**What the task requires**
Extract all lines that hold "this" from the records below.

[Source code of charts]
┌────────

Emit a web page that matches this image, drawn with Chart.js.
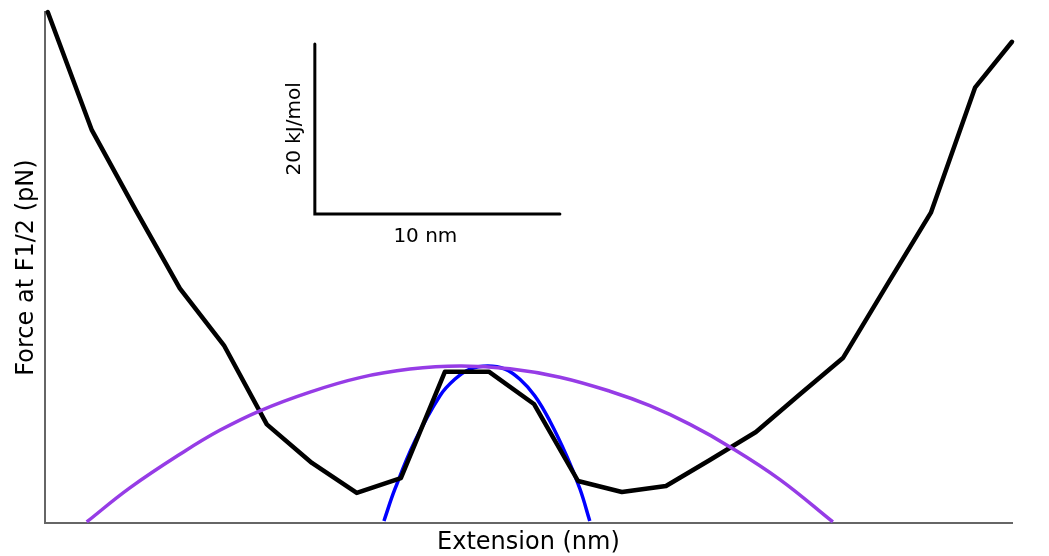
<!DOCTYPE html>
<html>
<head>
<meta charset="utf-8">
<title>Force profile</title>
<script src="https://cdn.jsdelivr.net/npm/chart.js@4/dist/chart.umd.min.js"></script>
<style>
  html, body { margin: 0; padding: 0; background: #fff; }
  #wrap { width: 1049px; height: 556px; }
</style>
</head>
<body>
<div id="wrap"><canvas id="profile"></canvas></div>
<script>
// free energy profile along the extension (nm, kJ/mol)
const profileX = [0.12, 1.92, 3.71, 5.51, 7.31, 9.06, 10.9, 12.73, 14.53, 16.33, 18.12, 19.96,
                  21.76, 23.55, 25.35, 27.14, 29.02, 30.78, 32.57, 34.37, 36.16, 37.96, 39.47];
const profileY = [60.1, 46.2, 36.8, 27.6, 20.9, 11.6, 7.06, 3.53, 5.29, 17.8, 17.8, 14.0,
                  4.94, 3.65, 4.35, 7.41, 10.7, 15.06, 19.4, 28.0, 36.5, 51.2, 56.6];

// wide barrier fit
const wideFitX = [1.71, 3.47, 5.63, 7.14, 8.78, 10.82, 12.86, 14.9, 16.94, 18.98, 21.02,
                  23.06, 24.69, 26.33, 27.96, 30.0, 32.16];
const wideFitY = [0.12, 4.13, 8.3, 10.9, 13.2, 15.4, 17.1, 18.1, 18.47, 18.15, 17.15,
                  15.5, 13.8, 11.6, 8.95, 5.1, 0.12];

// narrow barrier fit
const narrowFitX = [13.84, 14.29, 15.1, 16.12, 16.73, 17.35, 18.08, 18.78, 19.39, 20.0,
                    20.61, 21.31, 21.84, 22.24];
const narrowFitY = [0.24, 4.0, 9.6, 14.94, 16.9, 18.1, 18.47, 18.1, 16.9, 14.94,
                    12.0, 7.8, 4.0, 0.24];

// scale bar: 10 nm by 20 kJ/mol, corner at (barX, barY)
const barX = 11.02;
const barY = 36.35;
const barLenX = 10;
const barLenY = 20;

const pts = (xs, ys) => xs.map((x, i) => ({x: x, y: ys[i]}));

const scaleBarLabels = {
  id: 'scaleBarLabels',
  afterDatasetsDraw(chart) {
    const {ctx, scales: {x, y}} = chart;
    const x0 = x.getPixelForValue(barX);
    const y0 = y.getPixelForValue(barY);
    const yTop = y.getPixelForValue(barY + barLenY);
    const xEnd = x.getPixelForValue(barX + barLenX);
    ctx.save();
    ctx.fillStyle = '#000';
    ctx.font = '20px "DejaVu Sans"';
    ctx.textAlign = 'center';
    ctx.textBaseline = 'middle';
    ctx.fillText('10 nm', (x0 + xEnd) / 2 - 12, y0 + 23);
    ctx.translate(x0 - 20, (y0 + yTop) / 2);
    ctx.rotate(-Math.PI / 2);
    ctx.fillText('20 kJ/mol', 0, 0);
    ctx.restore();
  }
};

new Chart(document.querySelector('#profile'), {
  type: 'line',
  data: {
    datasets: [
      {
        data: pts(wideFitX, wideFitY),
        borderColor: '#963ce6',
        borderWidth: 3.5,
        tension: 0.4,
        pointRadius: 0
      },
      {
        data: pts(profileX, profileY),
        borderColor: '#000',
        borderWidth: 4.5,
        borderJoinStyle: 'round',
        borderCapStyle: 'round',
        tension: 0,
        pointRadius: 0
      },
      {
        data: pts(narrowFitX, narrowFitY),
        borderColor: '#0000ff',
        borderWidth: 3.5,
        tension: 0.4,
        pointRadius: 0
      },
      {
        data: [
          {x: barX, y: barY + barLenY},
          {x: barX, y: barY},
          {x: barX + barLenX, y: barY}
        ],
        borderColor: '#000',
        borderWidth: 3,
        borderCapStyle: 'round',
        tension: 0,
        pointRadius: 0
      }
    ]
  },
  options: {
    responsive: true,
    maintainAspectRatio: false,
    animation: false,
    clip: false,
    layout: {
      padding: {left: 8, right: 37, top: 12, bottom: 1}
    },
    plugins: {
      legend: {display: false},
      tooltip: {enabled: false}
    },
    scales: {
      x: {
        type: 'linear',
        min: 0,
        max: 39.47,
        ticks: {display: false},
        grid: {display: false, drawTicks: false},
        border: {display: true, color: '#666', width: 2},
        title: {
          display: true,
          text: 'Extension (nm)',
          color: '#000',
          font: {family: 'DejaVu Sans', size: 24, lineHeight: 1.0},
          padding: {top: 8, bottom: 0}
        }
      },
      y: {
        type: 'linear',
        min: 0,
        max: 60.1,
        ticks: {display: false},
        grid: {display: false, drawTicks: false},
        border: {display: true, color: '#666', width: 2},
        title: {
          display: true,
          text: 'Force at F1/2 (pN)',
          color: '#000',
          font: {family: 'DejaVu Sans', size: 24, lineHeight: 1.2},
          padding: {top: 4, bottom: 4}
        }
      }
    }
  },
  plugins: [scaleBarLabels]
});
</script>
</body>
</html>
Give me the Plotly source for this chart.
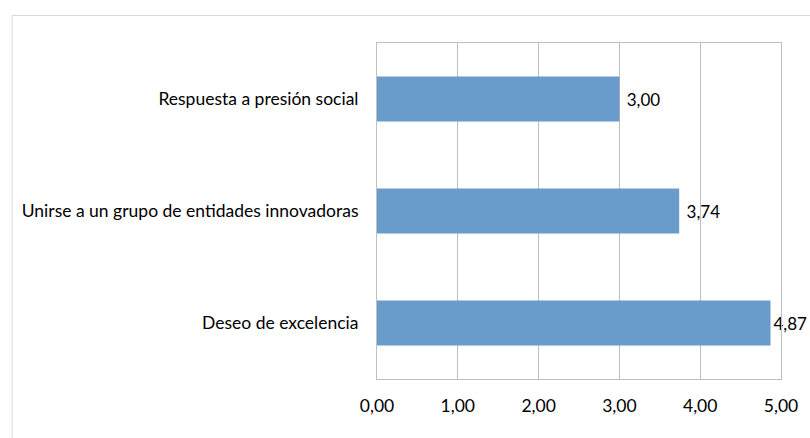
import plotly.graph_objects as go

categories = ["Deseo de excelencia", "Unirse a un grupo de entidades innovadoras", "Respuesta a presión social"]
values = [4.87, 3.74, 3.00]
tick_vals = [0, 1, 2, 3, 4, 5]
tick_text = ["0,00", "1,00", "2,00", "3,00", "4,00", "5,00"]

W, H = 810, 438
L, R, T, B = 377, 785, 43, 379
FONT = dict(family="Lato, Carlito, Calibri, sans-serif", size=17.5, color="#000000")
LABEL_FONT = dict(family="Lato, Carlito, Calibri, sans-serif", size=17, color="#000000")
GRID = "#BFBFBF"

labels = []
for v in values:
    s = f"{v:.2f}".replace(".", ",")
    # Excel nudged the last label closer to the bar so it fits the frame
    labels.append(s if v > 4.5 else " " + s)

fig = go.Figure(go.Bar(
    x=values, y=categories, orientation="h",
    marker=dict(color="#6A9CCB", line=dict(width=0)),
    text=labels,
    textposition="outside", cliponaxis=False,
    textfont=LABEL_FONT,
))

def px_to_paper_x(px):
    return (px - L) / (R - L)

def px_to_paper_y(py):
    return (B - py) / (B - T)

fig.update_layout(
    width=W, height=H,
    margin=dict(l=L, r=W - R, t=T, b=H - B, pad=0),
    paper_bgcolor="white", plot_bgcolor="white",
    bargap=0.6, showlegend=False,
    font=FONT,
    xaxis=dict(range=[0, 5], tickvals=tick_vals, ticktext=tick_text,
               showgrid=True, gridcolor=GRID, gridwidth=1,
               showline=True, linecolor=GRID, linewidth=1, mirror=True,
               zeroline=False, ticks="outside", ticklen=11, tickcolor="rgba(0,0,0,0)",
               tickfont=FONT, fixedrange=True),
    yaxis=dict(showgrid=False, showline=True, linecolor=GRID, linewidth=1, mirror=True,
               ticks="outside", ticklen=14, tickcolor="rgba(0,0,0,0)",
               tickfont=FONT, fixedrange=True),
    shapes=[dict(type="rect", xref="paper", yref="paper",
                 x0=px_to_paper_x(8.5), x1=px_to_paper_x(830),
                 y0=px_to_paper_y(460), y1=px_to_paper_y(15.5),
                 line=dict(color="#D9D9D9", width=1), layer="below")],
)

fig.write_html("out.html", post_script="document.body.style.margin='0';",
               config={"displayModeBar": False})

└────────

**In response**
Emit a web page that matches this image, drawn with Chart.js.
Give me the Plotly source for this chart.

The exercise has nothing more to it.